Sunday, February 1, 2015

Obama has a Plan to Cut Corporate Tax Rates that Corporations are Going to Hate....

That's because it really raises taxes.

 Matthew Yglesias explains:

The Obama administration's budget will include a proposal to change the tax treatment of American companies' foreign profits. Were it to pass, these proposals would increase long-term tax revenue while lowering statutory rates, and also create a one-time surge in tax revenue that would finance infrastructure investments...

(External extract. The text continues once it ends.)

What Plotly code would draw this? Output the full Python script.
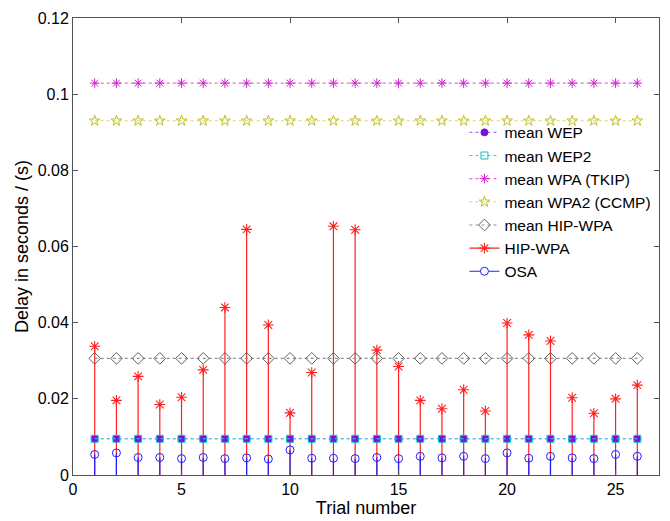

According to the Bloomberg reporters, Obama's plan has three elements:

A one-time tax: Obama would levy a one-time 14 percent tax on accumulated foreign cash. This is a form of the repatriation holiday idea, though in this case it would be applied whether the cash is repatriated or not. It would create a one-time surge of funds that would be used for transportation infrastructure.

A new global corporate tax: Obama would also abandon the pretense that the US is going to collect a 35 percent tax rate on foreign earnings. Instead, corporations would have to pay a much lower 19 percent tax on profits earned by foreign subsidiaries. The difference is that companies would actually need to pay the tax, rather than deferring it until the money is transferred back to the American parent company.

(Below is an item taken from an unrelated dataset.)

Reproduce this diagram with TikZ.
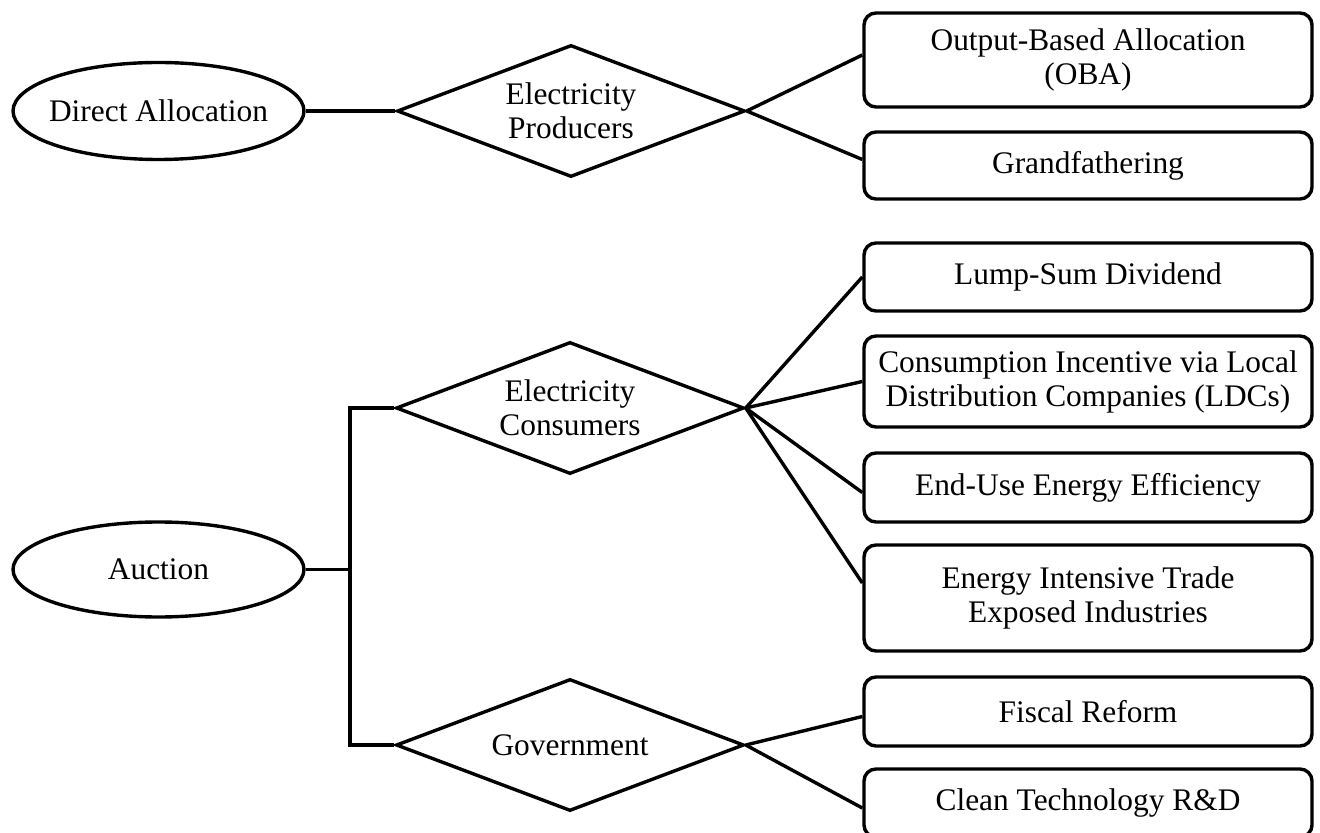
\documentclass[tikz,border=0pt]{standalone}
\usepackage{fontspec}
\setmainfont{Liberation Serif}
\usetikzlibrary{shapes.geometric,calc}
\begin{document}
\begin{tikzpicture}[x=0.5pt,y=-0.5pt,
  every node/.style={font=\fontsize{15.7pt}{17pt}\selectfont, align=center, inner sep=0pt, line width=1.7pt},
  ell/.style={draw, ellipse, minimum width=145.5pt, minimum height=48.5pt},
  dia/.style={draw, diamond, aspect=2.62, minimum width=174pt, minimum height=66pt},
  opt/.style={draw, rounded corners=6pt, minimum width=224pt},
  conn/.style={line width=1.7pt}]
\useasboundingbox (0,0) rectangle (1320,833);
% roots
\node[ell] (da) at (158.5,111) {\makebox[0pt]{Direct Allocation}};
\node[ell, minimum height=47.5pt] (auc) at (158.5,569.5) {\makebox[0pt]{Auction}};
% diamonds
\node[dia] (prod) at (571,111) {Electricity\\Producers};
\node[dia] (cons) at (570,408) {Electricity\\Consumers};
\node[dia] (gov) at (570,745) {Government};
% options
\node[opt, minimum height=47pt] (oba) at (1088,60) {Output-Based Allocation\\(OBA)};
\node[opt, minimum height=33.5pt] (gf) at (1088,165.5) {Grandfathering};
\node[opt, minimum height=34pt] (lump) at (1088,277) {Lump-Sum Dividend};
\node[opt, minimum height=45.5pt] (ci) at (1088,381.5) {Consumption Incentive via Local\\Distribution Companies (LDCs)};
\node[opt, minimum height=34.5pt] (eue) at (1088,487.5) {End-Use Energy Efficiency};
\node[opt, minimum height=53pt] (eite) at (1088,598) {Energy Intensive Trade\\Exposed Industries};
\node[opt, minimum height=34.5pt] (fr) at (1088,711.5) {Fiscal Reform};
\node[opt, minimum height=34pt] (ct) at (1088,803) {Clean Technology R\&D};
% connectors
\coordinate (J) at (350,569.5);
\draw[conn] (da.east) -- (prod.west);
\draw[conn] (auc.east) -- (J);
\draw[conn] (cons.west) -- (cons.west -| J) -- (gov.west -| J) -- (gov.west);
\draw[conn] (prod.east) -- ($(oba.west)+(0,-5)$);
\draw[conn] (prod.east) -- ($(gf.west)+(0,-6)$);
\draw[conn] (cons.east) -- (lump.west);
\draw[conn] (cons.east) -- (ci.west);
\draw[conn] (cons.east) -- ($(eue.west)+(0,5)$);
\draw[conn] (cons.east) -- ($(eite.west)+(0,-15)$);
\draw[conn] (gov.east) -- ($(fr.west)+(0,5)$);
\draw[conn] (gov.east) -- ($(ct.west)+(0,5)$);
\end{tikzpicture}
\end{document}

A crackdown on tax avoidance: This new framework would still leave US-based companies with a significant incentive to transfer profits to foreign subsidiaries. That's why the proposal will also "include rules that would make it harder for U.S. companies to shift profits overseas or to change their addresses through inversion transactions." Bloomberg does not have further details on this, but the administration has some longstanding proposals about loopholes and some newer ones about tax inversions.
Note: This is typical of government "tax reform" and "tax cuts." It always ends up resulting in greater tax charges and more revenue for the government.

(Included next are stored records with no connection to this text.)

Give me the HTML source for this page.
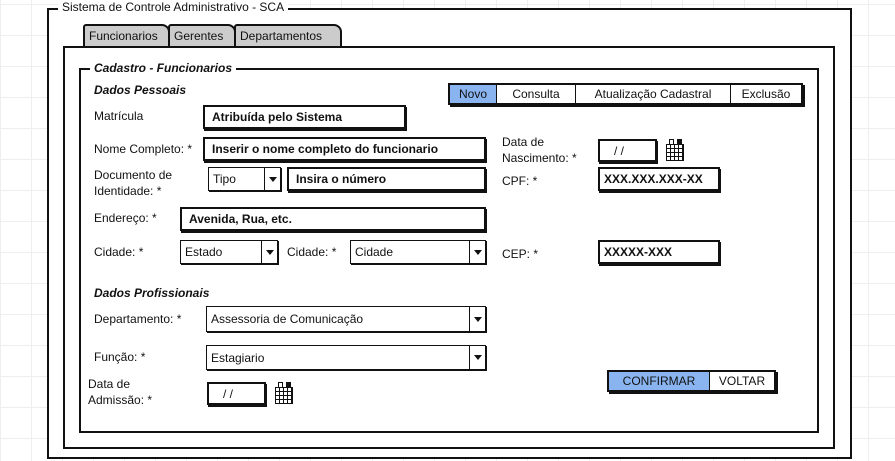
<!DOCTYPE html>
<html><head><meta charset="utf-8"><style>
*{box-sizing:border-box;margin:0;padding:0}
body{width:895px;height:461px;position:relative;overflow:hidden;font-family:"Liberation Sans",sans-serif;font-size:12px;color:#111;
background-color:#fff;background-image:linear-gradient(#eee 1px,transparent 1px),linear-gradient(90deg,#eee 1px,transparent 1px);background-size:31px 31px;background-position:0 4px}
.a{position:absolute;white-space:nowrap}
.box{position:absolute;border:2px solid #111;background:#fff}
.in{position:absolute;border:2px solid #111;background:#fff;box-shadow:1px 2px 0 #111;padding-left:7px;font-weight:bold;font-size:12px;display:flex;align-items:center}
.sel{position:absolute;border:1.5px solid #111;background:#fff;padding-left:4px;font-size:12px;display:flex;align-items:center;box-shadow:1px 1px 0 #111}
.sel .dd{position:absolute;right:0;top:0;bottom:0;width:16px;border-left:1.5px solid #111;display:flex;align-items:center;justify-content:center}
.sel .dd:after{content:"";border-left:4px solid transparent;border-right:4px solid transparent;border-top:5px solid #111}
.lbl{position:absolute;font-size:12px;line-height:16px;white-space:nowrap}
.h{position:absolute;font-weight:bold;font-style:italic;font-size:12px;white-space:nowrap}
.tab{position:absolute;top:24px;height:23px;background:#ccc;border:2px solid #111;border-bottom:none;border-radius:3px 8px 0 0;font-size:12px;padding:3px 0 0 4px;transform-origin:bottom left}
.cal{position:absolute;width:20px;height:22px}
.cal:before{content:"";position:absolute;left:2px;right:0;top:5px;bottom:0;border:1.5px solid #111;background:repeating-linear-gradient(90deg,transparent 0 3px,#111 3px 4px),repeating-linear-gradient(transparent 0 3px,#111 3px 4px)}
.cal:after{content:"";position:absolute;left:5px;top:0;width:3px;height:5px;border:1.5px solid #111;border-bottom:none;box-shadow:8px 0 0 -0px #111}
.bar{position:absolute;display:flex;border:2px solid #111;box-shadow:2px 2px 0 #111;background:#fff}
.bar div{border-right:1.5px solid #111;display:flex;align-items:center;justify-content:center;font-size:12px}
.bar div:last-child{border-right:none}
.blue{background:#8ab4ef}
</style></head><body>
<div class="box" style="left:47px;top:8px;width:805px;height:451px;border-width:2px"></div>
<div class="a" style="left:58px;top:0px;background:#fff;padding:0 4px;font-size:12px;line-height:14px">Sistema de Controle Administrativo - SCA</div>
<div class="tab" style="left:83px;width:87px">Funcionarios</div>
<div class="tab" style="left:168px;width:68px">Gerentes</div>
<div class="tab" style="left:234px;width:108px">Departamentos</div>
<div class="box" style="left:63px;top:46px;width:772px;height:403px"></div>
<div class="box" style="left:79px;top:68px;width:740px;height:365px"></div>
<div class="h" style="left:90px;top:61px;background:#fff;padding:0 4px;line-height:14px">Cadastro - Funcionarios</div>
<div class="h" style="left:94px;top:83px">Dados Pessoais</div>
<div class="bar" style="left:448px;top:83px;width:355px;height:22px">
<div class="blue" style="width:47px">Novo</div><div style="width:79px">Consulta</div><div style="width:155px">Atualização Cadastral</div><div style="flex:1">Exclusão</div></div>

<div class="lbl" style="left:94px;top:108px">Matrícula</div>
<div class="in" style="left:203px;top:105px;width:203px;height:24px">Atribuída pelo Sistema</div>

<div class="lbl" style="left:94px;top:141px">Nome Completo: *</div>
<div class="in" style="left:203px;top:137px;width:283px;height:24px">Inserir o nome completo do funcionario</div>

<div class="lbl" style="left:502px;top:134px">Data de<br>Nascimento: *</div>
<div class="in" style="left:598px;top:139px;width:59px;height:23px;font-weight:normal;padding-left:14px">/ /</div>
<div class="cal" style="left:664px;top:139px"></div>

<div class="lbl" style="left:94px;top:167px">Documento de<br>Identidade: *</div>
<div class="sel" style="left:208px;top:167px;width:73px;height:24px">Tipo<div class="dd"></div></div>
<div class="in" style="left:287px;top:167px;width:199px;height:24px">Insira o número</div>
<div class="lbl" style="left:502px;top:173px">CPF: *</div>
<div class="in" style="left:598px;top:167px;width:122px;height:24px;padding-left:4px">XXX.XXX.XXX-XX</div>

<div class="lbl" style="left:94px;top:210px">Endereço: *</div>
<div class="in" style="left:180px;top:207px;width:306px;height:24px">Avenida, Rua, etc.</div>

<div class="lbl" style="left:94px;top:244px">Cidade: *</div>
<div class="sel" style="left:180px;top:240px;width:98px;height:24px">Estado<div class="dd"></div></div>
<div class="lbl" style="left:287px;top:244px">Cidade: *</div>
<div class="sel" style="left:350px;top:240px;width:136px;height:24px">Cidade<div class="dd"></div></div>
<div class="lbl" style="left:502px;top:246px">CEP: *</div>
<div class="in" style="left:598px;top:240px;width:122px;height:24px;padding-left:4px">XXXXX-XXX</div>

<div class="h" style="left:94px;top:286px">Dados Profissionais</div>
<div class="lbl" style="left:94px;top:311px">Departamento: *</div>
<div class="sel" style="left:206px;top:306px;width:280px;height:26px">Assessoria de Comunicação<div class="dd"></div></div>
<div class="lbl" style="left:94px;top:349px">Função: *</div>
<div class="sel" style="left:206px;top:345px;width:280px;height:25px">Estagiario<div class="dd"></div></div>

<div class="lbl" style="left:88px;top:376px">Data de<br>Admissão: *</div>
<div class="in" style="left:207px;top:382px;width:59px;height:23px;font-weight:normal;padding-left:14px">/ /</div>
<div class="cal" style="left:273px;top:382px"></div>

<div class="bar" style="left:607px;top:370px;width:169px;height:22px">
<div class="blue" style="width:101px">CONFIRMAR</div><div style="flex:1">VOLTAR</div></div>
</body></html>
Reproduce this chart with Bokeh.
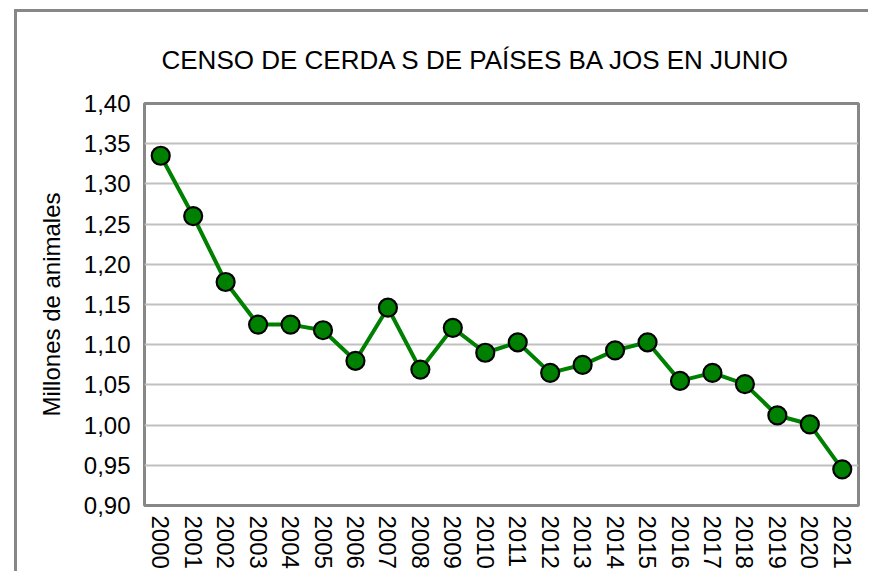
from bokeh.plotting import figure
from bokeh.models import Range1d, FixedTicker, CustomJSTickFormatter, ColumnDataSource
from bokeh.embed import file_html
from bokeh.resources import INLINE

years = [str(y) for y in range(2000, 2022)]
values = [1.335, 1.260, 1.178, 1.125, 1.125, 1.118, 1.080, 1.146, 1.069, 1.121,
          1.090, 1.103, 1.065, 1.075, 1.093, 1.103, 1.055, 1.065, 1.051, 1.012,
          1.001, 0.945]
y_ticks = [0.90, 0.95, 1.00, 1.05, 1.10, 1.15, 1.20, 1.25, 1.30, 1.35, 1.40]

title = "CENSO DE CERDA S DE PAÍSES BA JOS EN JUNIO"
y_label = "Millones de animales"

FONT = "Liberation Sans"
GREEN = "#008000"
FRAME = "#878787"

source = ColumnDataSource(data=dict(year=years, value=values))

p = figure(x_range=years, y_range=Range1d(0.90, 1.40),
           frame_width=714, frame_height=402,
           min_border_left=127, min_border_top=91, min_border_right=10, min_border_bottom=60,
           output_backend="svg", toolbar_location=None, title=title)
p.margin = (9, 0, 0, 14)
p.styles = {"border-left": f"3px solid {FRAME}", "border-top": f"3px solid {FRAME}"}

p.background_fill_color = "white"
p.border_fill_color = "white"
p.outline_line_color = FRAME
p.outline_line_width = 3

p.title.text_font = FONT
p.title.text_font_size = "26px"
p.title.text_font_style = "normal"
p.title.text_color = "black"
p.title.align = "left"
p.title.offset = 17
p.title.standoff = 58

p.line("year", "value", source=source, line_color=GREEN, line_width=4)
p.scatter("year", "value", source=source, size=18, fill_color=GREEN,
          line_color="black", line_width=2.2)

p.yaxis.ticker = FixedTicker(ticks=y_ticks)
p.yaxis.formatter = CustomJSTickFormatter(code="return tick.toFixed(2).replace('.', ',');")
p.yaxis.axis_label = y_label
p.yaxis.axis_label_text_font = FONT
p.yaxis.axis_label_text_font_size = "24px"
p.yaxis.axis_label_text_font_style = "normal"
p.yaxis.axis_label_text_color = "black"
p.yaxis.axis_label_standoff = 16

for ax in (p.xaxis, p.yaxis):
    ax.axis_line_color = None
    ax.major_tick_line_color = None
    ax.minor_tick_line_color = None
    ax.major_tick_out = 0
    ax.major_tick_in = 0
    ax.major_label_text_font = FONT
    ax.major_label_text_font_size = "24px"
    ax.major_label_text_color = "black"

p.yaxis.major_label_standoff = 14
p.xaxis.major_label_orientation = "vertical"
p.xaxis.major_label_standoff = 10

p.xgrid.grid_line_color = None
p.ygrid.grid_line_color = "#c0c0c0"
p.ygrid.grid_line_width = 2

open("out.html", "w").write(file_html(p, INLINE))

And BTW, the Rand Paul-Barbara Boxer plan also has an anti-inversion provision that would greatly discourage corporations from conducting tax shielding inversions:
Companies that invert within 10 years of participating in this program must repay the tax
incentive with interest.

-RW 

1 comment:

  1. When your tax plan has to include bandaid fixes to problems that you know your tax plan will create, then you know it's a jacked up plan. How about lower to rate to be competitive with the rest of the industrialized world so that those businesses will repatriate themselves?